Roy Lichtenstein, Look Mickey, 1961. National Gallery of Art, Washington, D.C. Art © Board of Trustees, National Gallery of Art
Executed in 1982, Untitled is a pivotal early example of Haring’s distinct graphic language, which at its core was driven by the artist’s unrivaled skills as a draftsman. Dozens of idiosyncratic, densely packed black lines form a beguiling, maze-like composition—each element reverberating of another in a dazzling symphony. In scattered areas throughout the composition, pools of sumi ink stream down the surface to the edge of the sheet, revealing an element of the artist’s process that is often concealed. Haring’s graphic lines and dynamic, self-assured forms encapsulated the visceral creative energy and sense of possibility that emboldened the New York cultural scene at the beginning of the 1980s.

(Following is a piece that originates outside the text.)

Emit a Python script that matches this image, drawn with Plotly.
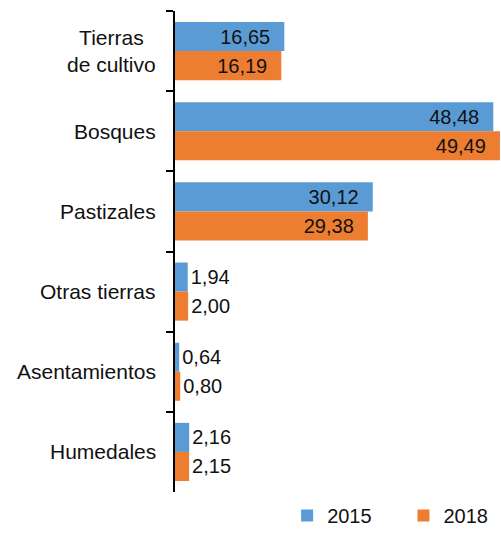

The present work installed in Keith Haring at the Whitney Museum of American Art, New York, June – September 1997.
Art © 2025 The Keith Haring Foundation
Arriving in New York City in 1978, Haring was immediately drawn to the urban music and graffiti scene, exploring the graphic potential of line as the central principle of his practice. After years of filling the city subways with his artworks, in 1982, Haring mounted his breakthrough solo exhibition at Tony Shafrazi Gallery. In his foreword for this seminal exhibition, Shafrazi wrote of his motivation to embark on the project: “It is this abundant creative force and the underlying mastery of drawing, as if each living line were finding its rightful place.” (Tony Shfrazi in: Exh. Cat., New York, Tony Shafrazi Gallery, Keith Haring One Man Show, 1982, p. 7)

Andy Warhol, Quadrant Mickey Mouse, 1981. Private Collection.
Art © 2025 Andy Warhol Foundation for the Visual Arts / Artists Rights Society (ARS), New York
Like his contemporaries, such as Jean-Michel Basquiat and Andy Warhol, Haring through his visual lexicon served as a narrator of the modern age. Appropriating and reinventing pervasive commercial iconography in his practice, Haring provided incisive commentary on Contemporary pop culture. Created in 1928, Mickey Mouse has long reigned at the center of American pop culture as the animated mascot of the Walt Disney Company and contemporary consumer culture more broadly. The curved ears and elongated nose of Disney’s ubiquitous character form an instantly recognizable silhouette, synonymous with the power and ubiquity of mass media. Decades prior, Mickey Mouse was the subject of Roy Lichtenstein’s iconic, Look Mickey (1961), an iconic example of the artist’s dismantling of the boundaries between high and low art. Here, two decades later, Haring has appropriated the same image yet transformed it through his own visual lexicon. Calligraphic, sinuous lines and swirling forms meet in a masterful and playful dialogue; figure of Mickey dissolves and materializes before the viewer, as if it perpetual motion.

Jean Dubuffet, La Vie de Familie (Family Life), 1963. Musée des Arts Décoratifs, Paris. Image © DeA Picture Library / Art Resource, NY.
Art © 2025 Artists Rights Society (ARS), New York / ADAGP, Paris
Exuding the gestural dynamism of Haring’s best works, Untitled epitomizes the artist’s inimitable aptitude to conveying pulsating energy through an economy of line and form. The expanse of serpentine lines in rich sumi ink is at once frenetic and balanced, untamed and exacting. Forgoing a pre-conceived composition, Haring renders his forms with confidence and spontaneity, amplifying the visceral power of his mark-making.